Miguel Cortez is an artist/curator living in Chicago and born in Guanajuato, Mexico. He has studied filmmaking at Columbia College and art at the School of the Art Institute of Chicago. He currently runs Antena, an alternative art space located in Chicago's Pilsen neighborhood. His artwork has been shown at Gallery 414 in Fort Worth, Texas, at the Krannert Museum and at the National Museum of Mexican Art in Chicago. Other shows included exhibits in Dallas at Mighty Fine Arts Gallery, Glass Curtain Gallery and at VU Space in Melbourne, Australia. http://www.mcortez.com/
Public Transportation Options: (CTA)
Take the HALSTED BUS (8) south to 31st or 32nd Street. Walk 4 blocks West to Morgan.
ORANGE LINE to Halsted/Archer, catch the HALSTED BUS to 31st.
RED LINE to Sox/35th, take the 35th STREET BUS (35) West to Morgan. Walk north.

Saturday, January 05, 2013

2013 Predictions


my predictions for 2013:

1.smartphones will continue to be larger(phablets) because very few people actually make calls anymore. Luddites/Hipsters continue looking for payphones and carry 50 cents in their pockets at all times.

2. Al Gore will try to sell his soul on ebay. No one bids on it.

3.The CBS network will finally cease to exist. All the old viewers will be confused and just watch CSPAN thinking it's a new episode of Matlock.

4. Fox will finally cancel all those damn sunday night cartoons and replace them with 2 hours of Howard Stern.

5. New alternative apartment art spaces will pop up and disappear.

6. Religious freaks will continue knocking on your door but Google will invent the star trek "tricorder" so they will be able to scan your place and see that people are home and ignoring the knock on the door.

7. Anonymous will finally be the TIME mag person of the year.

8. No one will care anymore about the Kardashians. TV shows canceled. They become the Vanilla Ice of reality TV. Kanye's music sales take a dive too. He goes nuts and just kills all of them. Bruce Jenner's face survives. Kanye gets life in prison.

9. Michelle Bachmann finally realizes her husband is gay and supports gay rights. No one cares.

10. Blackberry 10 is released and no one cares. RIM goes out of business but on their way out they release a youtube video of their executives singing  a Frankie Goes To Hollywood song. The web site REDDIT loves it and it becomes a MEME.

11. An artist installation at the Museum of Contemporary Art accidentally blows up the building.

Friday, January 04, 2013

dream 1-04-2013, 3:51am

Had a dream of walking to an outdoor one day art show in this decayed industrial area with destroyed buildings and walls leftover standing. This conceptual/graffiti female artist who went by the name "happy?" was showing installations using materials that blended with the raw industrial surroundings.

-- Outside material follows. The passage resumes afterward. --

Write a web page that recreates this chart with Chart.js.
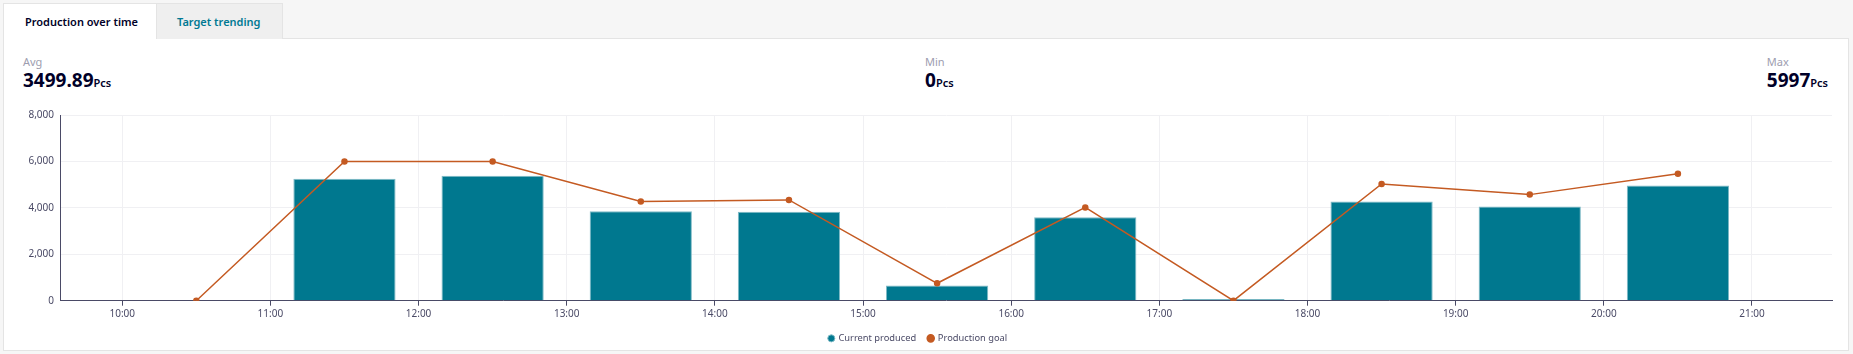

I was with a group of people, some of whom I recognized. The artist was explaining an installation in front of us which was a huge 300sq foot square made up of dirt, rocks and stuff sticking out which looked like metal hangers twisted into various shapes.


She invited the group to step into the installation and reshape the metal sculptures. So we did. I noticed as the crowd was stepping all over the dirt and rocks, that a few larger rocks looked like they were moved so I proceeded to move them back into place. The artist came by me and started yelling and saying, "Those are part of the installation and should not be moved voluntarily. You should only reshape the metal sculptures that I just explained!"


I apologized and after this ordeal the artist pointed to where we could get some drinks. It was an opening on the floor with a metal chute that lead down to a basement level. It did not look safe but most of us in the group slid down for drinks and further art chit chat.


After a while we walked back up to leave and there was a half demolished wall with an abstract mural with the name "happy?" spray painted below it. Next to it it said "next art opening: Barry McGee."